Vous avez remarqué ? le sémillant ministre du Raidissement Progressif, qui, soit dit en passant, joue sa partition assez en solo, nous exhorte tous les quatre matins à acheter, à consommer, et donc à produire du made in France… lamentable !
Tenez, pourtant, sur les journaux-réclames qui abreuvent ma boîte à lettres, et que parfois je me laisse aller à feuilleter – c’est un instant de faiblesse, le « cerveau disponible » cher à monsieur le PDG de TF1 – on peut lire du vrai français : « transformé en France » (c’est de la quiche industrielle aux lardons de batterie), « élaboré en France » (pizza surgelée façon carton peint), et pas « made in France » : ce sont des publicités patriotes, des dépliants trichromie fiers de leurs racines – à ceci près qu’ils persistent à nous infliger des « display 2,8 pouces » quand un « écran 7 cm » serait tellement plus clair. Fabriqué, transformé, élaboré, fait, conçu, produit… en France – avec des mensurations compréhensibles, c’est encore mieux. Produit en France, ça vous irait ?
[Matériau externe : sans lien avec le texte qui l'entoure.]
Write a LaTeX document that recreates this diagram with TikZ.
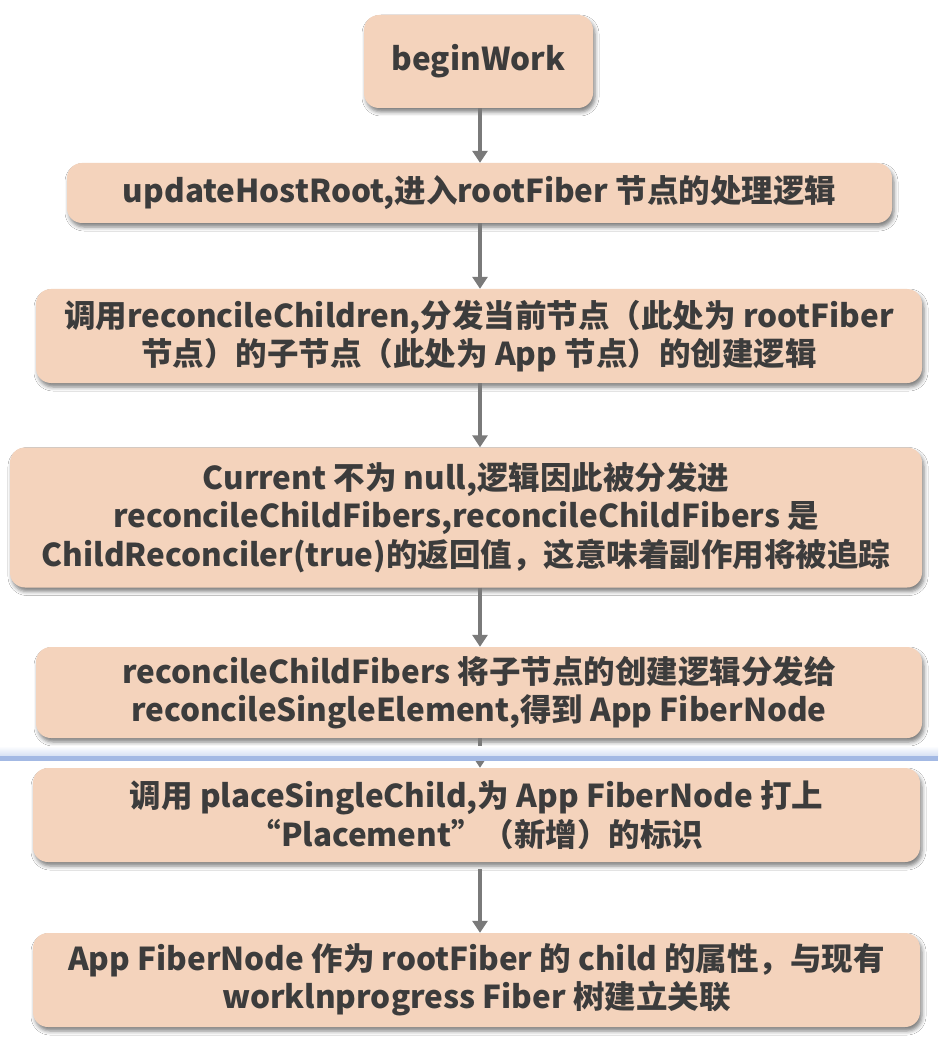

Car, si l’on est cap’ de produire chez nous, on doit pouvoir l’annoncer, le claironner dans notre langue, non ? ça dépasserait l’entendement des acheteurs étrangers ? ça nuirait à nos exportations ? alors faisons comme dans les notices de montage Ikea, destinées aux analphabètes, je ne sais pas, moi… créons le pictogramme « produit en France » pour les nuls : une clé à molette (indispensable pour produire, la clé à molette !), un drapeau bleu-blanc-rouge, ou un hexagone, une baguette de pain, un béret, un coq, que sais-je , sur fond tricolore, évidemment. Ca vaudra toujours mieux que de l’anglais élaboré en France.
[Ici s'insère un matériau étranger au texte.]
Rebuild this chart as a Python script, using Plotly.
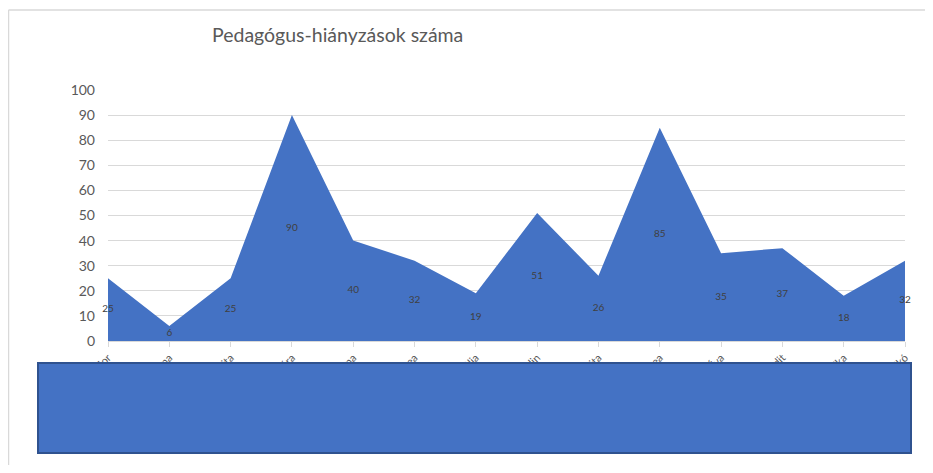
import plotly.graph_objects as go

categories = ["Tóth Nándor", "Kovács Anna", "Szabó Anita", "Horváth Sára", "Varga Ilona",
              "Kiss Andrea", "Molnár Júlia", "Németh Katalin", "Nagy Margita", "Balogh Andrea",
              "Papp Éva", "Takács Judit", "Juhász Erika", "Lakatos Ildikó"]
values = [25, 6, 25, 90, 40, 32, 19, 51, 26, 85, 35, 37, 18, 32]
y_ticks = [0, 10, 20, 30, 40, 50, 60, 70, 80, 90, 100]
title_text = "Pedagógus-hiányzások száma"

OFF = 8  # page body margin
W, H = 933 - 2 * OFF, 473 - 2 * OFF
L, T = 108 - OFF, 90 - OFF
pw, ph = 797, 251
R, B = W - L - pw, H - T - ph

def px(x):
    return (x - 108) / pw

def py(y):
    return (341 - y) / ph

FONT = "Lato"
fig = go.Figure()
fig.add_trace(go.Scatter(
    x=categories, y=values, mode="lines", fill="tozeroy",
    line=dict(color="#4472C4", width=0), fillcolor="#4472C4",
    hoverinfo="x+y", showlegend=False))
fig.add_trace(go.Scatter(
    x=categories, y=[v / 2 for v in values], mode="text",
    text=[str(v) for v in values], textposition="middle center",
    textfont=dict(family=FONT, size=10, color="#404040"), cliponaxis=False,
    hoverinfo="skip", showlegend=False))

fig.update_layout(
    width=W, height=H, margin=dict(l=L, r=R, t=T, b=B),
    paper_bgcolor="white", plot_bgcolor="white",
    font=dict(family=FONT, color="#595959"),
    xaxis=dict(showgrid=False, showline=True, linecolor="#d9d9d9", linewidth=1,
               ticks="outside", ticklen=5, tickcolor="#d9d9d9",
               tickangle=-45, tickfont=dict(size=11, color="#595959"),
               range=[0, len(categories) - 1], fixedrange=True),
    yaxis=dict(range=y_ticks[0:1] + y_ticks[-1:], tickvals=y_ticks, showgrid=True,
               gridcolor="#d9d9d9", gridwidth=1, zeroline=False, showline=False,
               tickfont=dict(size=14, color="#595959"), ticklabelstandoff=12),
    annotations=[dict(text=title_text, xref="paper", yref="paper",
                      x=px(337), y=py(35), showarrow=False,
                      font=dict(family=FONT, size=19.5, color="#595959"),
                      xanchor="center", yanchor="middle")],
    shapes=[
        dict(type="line", xref="paper", yref="paper",
             x0=px(8.5), x1=px(8.5), y0=py(480), y1=py(10),
             line=dict(color="#d9d9d9", width=1.5), layer="below"),
        dict(type="line", xref="paper", yref="paper",
             x0=px(8.5), x1=px(940), y0=py(10), y1=py(10),
             line=dict(color="#d9d9d9", width=1.5), layer="below"),
        dict(type="rect", xref="paper", yref="paper",
             x0=px(38), x1=px(911), y0=py(453), y1=py(363),
             line=dict(color="#2F528F", width=2), fillcolor="#4472C4", layer="above"),
    ],
)
fig.write_html("out.html")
Dans la même dé-veine, je découvre ce matin, atterré, un article truffé d’anglicismes dans, évidemment, devinez ? pas dans le Daily Mail, non, non, dans le Figues-à-rôts. Le titre : Fooding 2014. A quoi ça ressemble, ce mot hideux, fooding ? même les Anglais ne l’oseraient pas, tant c’est moche, utilitaire, bourratif. Nous prend-on pour des animaux de batterie ? tenez, un court extrait, la Bérézina du langage : « …À l’image de ce triple-prix pour la street food (même si top qualité) des super-chefs… » : vous voyez le désastre ? le Redressement Linguistique urge, je vous le dis, moi. A nous les savoureux casse-croûtes de rue, les fricots-trottoirs, tiens, et les bonnes bouffes, les mâchons, restaus et troquets – les bons ! et laissons le fooding aux silos des stabulations.